→ **GOAL**: Write again exactly the lines in the listing below, starting at the line with "Give me the matplotlib source for this chart." and ending at the line with "q_ticks = [0, 1000, 2000, 3000, 4000, 5000]", both included. Pictures are not copied.

→ **MATERIAL FOR THIS EXERCISE**:
☆ ☆ ☆ ☆ ☆ ☆ ☆

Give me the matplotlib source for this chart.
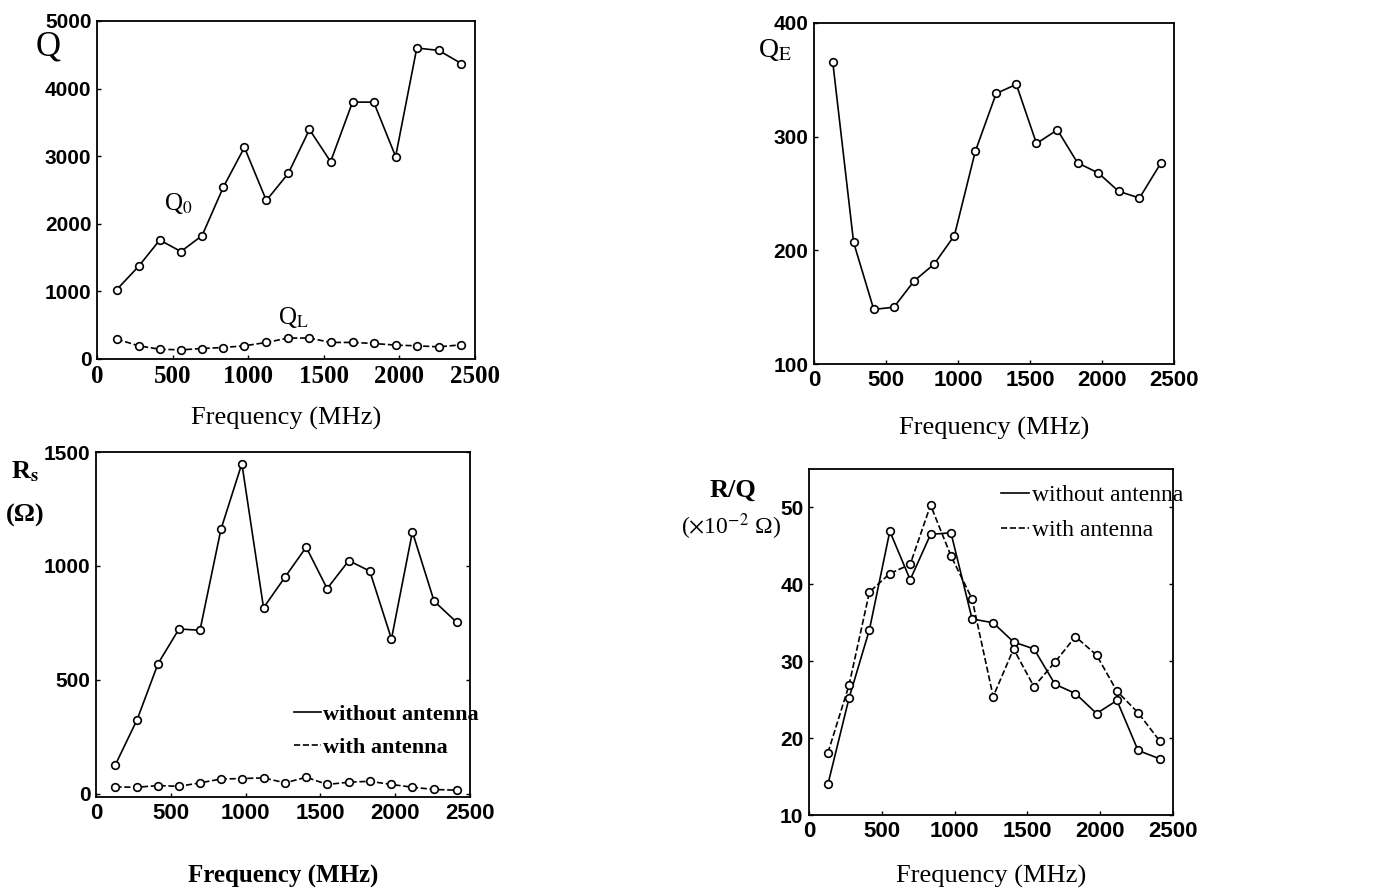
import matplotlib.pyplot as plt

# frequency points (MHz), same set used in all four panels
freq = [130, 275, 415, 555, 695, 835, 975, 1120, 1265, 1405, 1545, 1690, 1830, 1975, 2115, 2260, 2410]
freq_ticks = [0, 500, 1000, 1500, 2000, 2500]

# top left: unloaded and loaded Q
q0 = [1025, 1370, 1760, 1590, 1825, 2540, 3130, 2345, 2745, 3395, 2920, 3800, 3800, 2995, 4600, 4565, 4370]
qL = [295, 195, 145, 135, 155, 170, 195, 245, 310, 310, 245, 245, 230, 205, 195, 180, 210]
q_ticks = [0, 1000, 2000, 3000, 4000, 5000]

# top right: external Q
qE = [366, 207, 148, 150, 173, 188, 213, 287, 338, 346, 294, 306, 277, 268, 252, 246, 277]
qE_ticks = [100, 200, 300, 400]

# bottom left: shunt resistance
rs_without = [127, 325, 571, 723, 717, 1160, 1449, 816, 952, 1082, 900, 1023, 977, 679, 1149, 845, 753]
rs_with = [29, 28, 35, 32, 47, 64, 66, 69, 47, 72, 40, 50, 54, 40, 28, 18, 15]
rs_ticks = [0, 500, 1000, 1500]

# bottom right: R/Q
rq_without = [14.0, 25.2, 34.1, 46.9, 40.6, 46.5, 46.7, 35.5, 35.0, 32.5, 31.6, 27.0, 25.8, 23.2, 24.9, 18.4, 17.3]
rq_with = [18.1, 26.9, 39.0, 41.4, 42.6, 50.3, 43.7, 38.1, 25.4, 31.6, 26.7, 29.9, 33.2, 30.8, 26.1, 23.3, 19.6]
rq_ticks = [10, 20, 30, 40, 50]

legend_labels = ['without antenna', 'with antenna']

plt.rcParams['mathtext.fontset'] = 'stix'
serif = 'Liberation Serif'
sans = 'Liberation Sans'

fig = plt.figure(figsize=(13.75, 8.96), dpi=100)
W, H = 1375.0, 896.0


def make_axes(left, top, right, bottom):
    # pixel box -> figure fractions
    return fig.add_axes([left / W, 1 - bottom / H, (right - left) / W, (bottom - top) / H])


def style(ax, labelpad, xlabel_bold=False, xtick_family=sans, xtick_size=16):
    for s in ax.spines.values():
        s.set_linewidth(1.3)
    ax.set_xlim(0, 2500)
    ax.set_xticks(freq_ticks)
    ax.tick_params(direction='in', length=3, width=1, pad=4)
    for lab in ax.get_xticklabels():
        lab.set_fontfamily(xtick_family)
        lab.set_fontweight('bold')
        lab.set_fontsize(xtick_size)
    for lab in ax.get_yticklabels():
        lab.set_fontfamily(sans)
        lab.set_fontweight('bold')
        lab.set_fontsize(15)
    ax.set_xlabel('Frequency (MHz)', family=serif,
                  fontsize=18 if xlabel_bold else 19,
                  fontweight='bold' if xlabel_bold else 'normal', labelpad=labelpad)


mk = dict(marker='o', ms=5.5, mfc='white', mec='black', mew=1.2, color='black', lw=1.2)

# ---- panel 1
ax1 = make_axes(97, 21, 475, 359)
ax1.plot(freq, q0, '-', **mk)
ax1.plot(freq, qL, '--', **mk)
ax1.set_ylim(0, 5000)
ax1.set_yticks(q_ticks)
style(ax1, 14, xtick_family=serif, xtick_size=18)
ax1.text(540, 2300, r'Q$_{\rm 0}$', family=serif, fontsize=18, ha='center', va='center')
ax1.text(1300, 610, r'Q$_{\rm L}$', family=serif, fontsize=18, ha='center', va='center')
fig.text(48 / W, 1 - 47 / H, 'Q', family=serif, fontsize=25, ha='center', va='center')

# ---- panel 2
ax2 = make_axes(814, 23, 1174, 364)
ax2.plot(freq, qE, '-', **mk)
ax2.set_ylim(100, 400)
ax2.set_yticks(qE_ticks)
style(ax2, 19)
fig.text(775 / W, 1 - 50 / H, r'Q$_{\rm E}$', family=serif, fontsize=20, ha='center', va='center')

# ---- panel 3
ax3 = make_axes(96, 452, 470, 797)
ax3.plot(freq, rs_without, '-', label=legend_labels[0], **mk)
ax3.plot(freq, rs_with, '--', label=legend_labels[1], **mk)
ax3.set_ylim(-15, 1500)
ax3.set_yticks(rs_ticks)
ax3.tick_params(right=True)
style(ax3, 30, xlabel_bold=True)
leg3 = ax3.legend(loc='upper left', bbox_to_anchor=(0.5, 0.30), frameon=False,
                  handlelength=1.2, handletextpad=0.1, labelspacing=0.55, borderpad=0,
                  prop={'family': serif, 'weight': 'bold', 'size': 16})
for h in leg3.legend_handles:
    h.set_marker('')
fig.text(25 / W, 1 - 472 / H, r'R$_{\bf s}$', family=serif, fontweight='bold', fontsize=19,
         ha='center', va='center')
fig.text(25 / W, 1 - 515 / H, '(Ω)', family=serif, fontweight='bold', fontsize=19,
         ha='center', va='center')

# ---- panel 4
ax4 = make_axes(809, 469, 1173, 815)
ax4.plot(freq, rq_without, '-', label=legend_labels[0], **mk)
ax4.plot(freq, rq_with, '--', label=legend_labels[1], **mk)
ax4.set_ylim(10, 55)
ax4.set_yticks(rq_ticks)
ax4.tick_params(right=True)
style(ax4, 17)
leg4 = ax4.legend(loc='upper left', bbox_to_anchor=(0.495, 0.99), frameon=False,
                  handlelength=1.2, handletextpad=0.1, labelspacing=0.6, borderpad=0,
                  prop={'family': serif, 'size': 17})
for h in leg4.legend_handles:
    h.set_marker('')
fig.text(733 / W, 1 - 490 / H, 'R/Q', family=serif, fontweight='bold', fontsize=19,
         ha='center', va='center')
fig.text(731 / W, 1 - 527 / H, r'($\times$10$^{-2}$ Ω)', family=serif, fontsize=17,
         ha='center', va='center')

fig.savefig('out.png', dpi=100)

☆ ☆ ☆ ☆ ☆ ☆ ☆

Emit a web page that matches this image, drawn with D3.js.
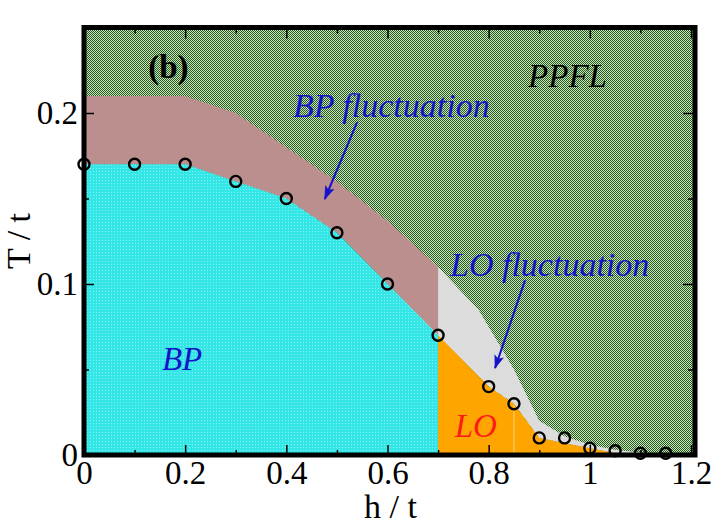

☆ ☆ ☆ ☆ ☆ ☆ ☆

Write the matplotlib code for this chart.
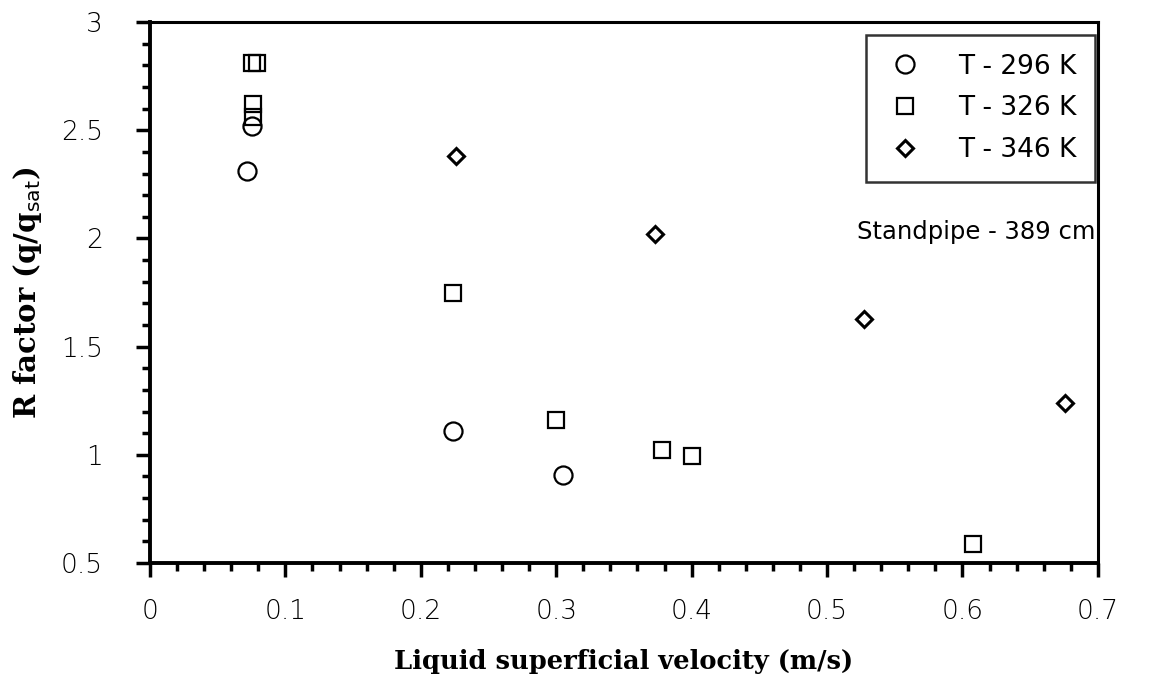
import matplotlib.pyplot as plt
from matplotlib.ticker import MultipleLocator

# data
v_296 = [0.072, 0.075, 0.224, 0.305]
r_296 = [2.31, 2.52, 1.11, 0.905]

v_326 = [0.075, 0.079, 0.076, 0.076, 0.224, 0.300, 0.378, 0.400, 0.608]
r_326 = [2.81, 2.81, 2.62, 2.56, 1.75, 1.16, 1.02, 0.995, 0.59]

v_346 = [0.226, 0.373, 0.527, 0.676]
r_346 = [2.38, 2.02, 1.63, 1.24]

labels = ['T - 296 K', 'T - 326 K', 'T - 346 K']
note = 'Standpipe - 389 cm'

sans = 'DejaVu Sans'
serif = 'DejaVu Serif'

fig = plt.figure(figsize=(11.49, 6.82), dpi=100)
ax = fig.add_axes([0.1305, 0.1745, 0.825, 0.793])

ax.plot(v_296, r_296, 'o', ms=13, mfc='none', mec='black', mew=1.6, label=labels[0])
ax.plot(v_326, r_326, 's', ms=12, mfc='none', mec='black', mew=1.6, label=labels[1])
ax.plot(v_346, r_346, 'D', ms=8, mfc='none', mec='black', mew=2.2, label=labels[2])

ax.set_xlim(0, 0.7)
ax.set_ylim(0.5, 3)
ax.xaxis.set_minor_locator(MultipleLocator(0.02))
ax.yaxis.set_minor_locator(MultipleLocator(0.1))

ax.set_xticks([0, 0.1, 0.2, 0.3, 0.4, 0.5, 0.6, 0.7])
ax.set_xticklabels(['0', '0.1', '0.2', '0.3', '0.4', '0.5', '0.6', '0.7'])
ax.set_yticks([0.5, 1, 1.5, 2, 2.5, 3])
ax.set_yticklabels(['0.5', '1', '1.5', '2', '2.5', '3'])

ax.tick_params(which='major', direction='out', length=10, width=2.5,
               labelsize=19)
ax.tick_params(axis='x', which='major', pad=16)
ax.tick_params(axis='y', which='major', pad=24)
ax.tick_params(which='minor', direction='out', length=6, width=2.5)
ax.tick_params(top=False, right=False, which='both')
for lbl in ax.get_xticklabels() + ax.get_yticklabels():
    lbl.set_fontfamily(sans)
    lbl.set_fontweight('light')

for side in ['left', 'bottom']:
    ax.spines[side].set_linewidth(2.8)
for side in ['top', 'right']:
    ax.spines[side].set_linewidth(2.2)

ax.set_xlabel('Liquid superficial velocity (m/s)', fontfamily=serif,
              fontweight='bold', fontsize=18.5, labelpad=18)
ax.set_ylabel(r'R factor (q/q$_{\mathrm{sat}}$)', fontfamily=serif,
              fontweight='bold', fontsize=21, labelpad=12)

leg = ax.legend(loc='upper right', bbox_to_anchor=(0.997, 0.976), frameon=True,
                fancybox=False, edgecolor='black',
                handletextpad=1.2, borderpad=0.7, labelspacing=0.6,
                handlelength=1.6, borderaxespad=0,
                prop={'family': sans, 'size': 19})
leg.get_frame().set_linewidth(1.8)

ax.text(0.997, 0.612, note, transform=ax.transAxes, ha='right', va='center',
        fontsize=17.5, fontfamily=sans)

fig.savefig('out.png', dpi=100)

☆ ☆ ☆ ☆ ☆ ☆ ☆

→ **CORRECT OUTPUT**:
Give me the matplotlib source for this chart.
import matplotlib.pyplot as plt

# frequency points (MHz), same set used in all four panels
freq = [130, 275, 415, 555, 695, 835, 975, 1120, 1265, 1405, 1545, 1690, 1830, 1975, 2115, 2260, 2410]
freq_ticks = [0, 500, 1000, 1500, 2000, 2500]

# top left: unloaded and loaded Q
q0 = [1025, 1370, 1760, 1590, 1825, 2540, 3130, 2345, 2745, 3395, 2920, 3800, 3800, 2995, 4600, 4565, 4370]
qL = [295, 195, 145, 135, 155, 170, 195, 245, 310, 310, 245, 245, 230, 205, 195, 180, 210]
q_ticks = [0, 1000, 2000, 3000, 4000, 5000]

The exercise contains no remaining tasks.